Pueblo County sheriff tracking data on marijuana use, crimes

PUEBLO, Colo. - Sheriff Kirk Taylor is changing the way his office tracks data to see if there's a link between crimes and marijuana.

Taylor said his office is in the process of recoding its management system to capture that kind of data.

Out of the eight violent crimes committed in 2013 in Pueblo County, Taylor said one was directly related to an attempted homicide which involved marijuana. In 2014, about one out of three violent crimes committed was directly related to marijuana.

"One year doesn't make a trend," Taylor said.

But he points to the three high-profile arrests that have happened over the past week that have involved marijuana, directly or indirectly.

"What I'm seeing right now as the sheriff is there's more and more of these calls. Either they're related -- directly related or indirectly related to the use or existence of marijuana at these crime scenes," Taylor said.

Most recently, Rashad Muhammad, 26, was arrested on the Pueblo County Courthouse steps Friday morning by FBI agents, with the help of the Sheriff's Office Tactical (SWAT) Team. He was arrested on an outstanding warrant out of Florida for two counts of possession of a firearm by a convicted felon.

While on the way to jail, Muhammad told a sergeant, "I don't know what I did wrong. I just came to Colorado to relax and smoke lots of pot."

Earlier this week, Taggard Rieke, 26, was arrested for attempted homicide. He told deputies he smoked pot and drank before shooting at someone he thought he was in an argument with over marijuana.

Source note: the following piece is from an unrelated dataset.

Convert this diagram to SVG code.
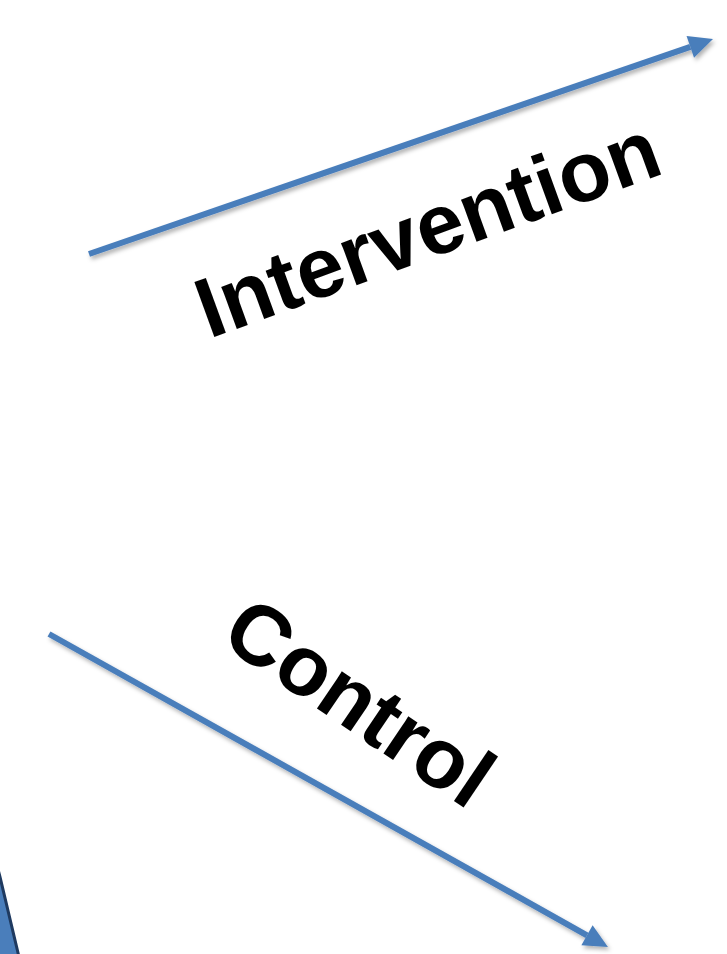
<svg xmlns="http://www.w3.org/2000/svg" width="727" height="954" viewBox="0 0 727 954">
  <style>
    .conn { stroke: #4A7EBB; stroke-width: 6; fill: none; filter: url(#shadow); }
    .label { font-family: "Liberation Sans", Arial, sans-serif; font-weight: bold; font-size: 85px; fill: #000000; }
  </style>
  <defs>
    <filter id="shadow" x="-20%" y="-20%" width="140%" height="140%">
      <feDropShadow dx="2" dy="3" stdDeviation="2" flood-color="#000" flood-opacity="0.3"/>
    </filter>
    <marker id="arrow" markerUnits="userSpaceOnUse" viewBox="0 -12 25 24" refX="0" refY="0" markerWidth="25" markerHeight="24" orient="auto" overflow="visible">
      <path d="M0,-11.5 L24,0 L0,11.5 Z" fill="#4A7EBB"/>
    </marker>
  </defs>
  <rect width="727" height="954" fill="#FFFFFF"/>
  <g id="corner-shape">
    <path d="M-20,800 L0,877 L19,957 L-20,957 Z" fill="#4A7EBB" stroke="#1F3A60" stroke-width="3"/>
  </g>
  <g id="connectors">
    <line class="conn" x1="89" y1="254" x2="690.3" y2="46.8" marker-end="url(#arrow)"/>
    <line class="conn" x1="49" y1="634" x2="587" y2="935.3" marker-end="url(#arrow)"/>
  </g>
  <g id="intervention">
    <text class="label" transform="translate(209,339) rotate(-20)">Intervention</text>
  </g>
  <g id="control">
    <text class="label" transform="translate(218,642) rotate(34)">Control</text>
  </g>
</svg>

He faces several charges, including two counts of attempted second-degree murder.

Last week, deputies arrested Jacob Janke, 20, for attempted first-degree murder for trying to kill his roommate on the side of I-25. The victim, Austin Tanner, 18, told deputies Janke was smoking marijuana before he stabbed him.  

But Mason Tvert, director of communications for the marijuana policy project, said there's no correlation between marijuana use and violent crimes.

"There's been a mountain of research done on this and it's all concluded that marijuana does not contribute to violent and aggressive behavior. The studies are clear that alcohol is a major contributing factor in acts of violence," Tvert said.

"I can't sit here and I won't sit here and tell you there's a cause and effect," Taylor said. "You be the judge. You the public be the judge."

Tvert said law enforcement officers studying the cause and effect of marijuana use and crime might actually find an interesting trend.

"In fact, they find that it might actually inhibit that type of behavior," Tvert said.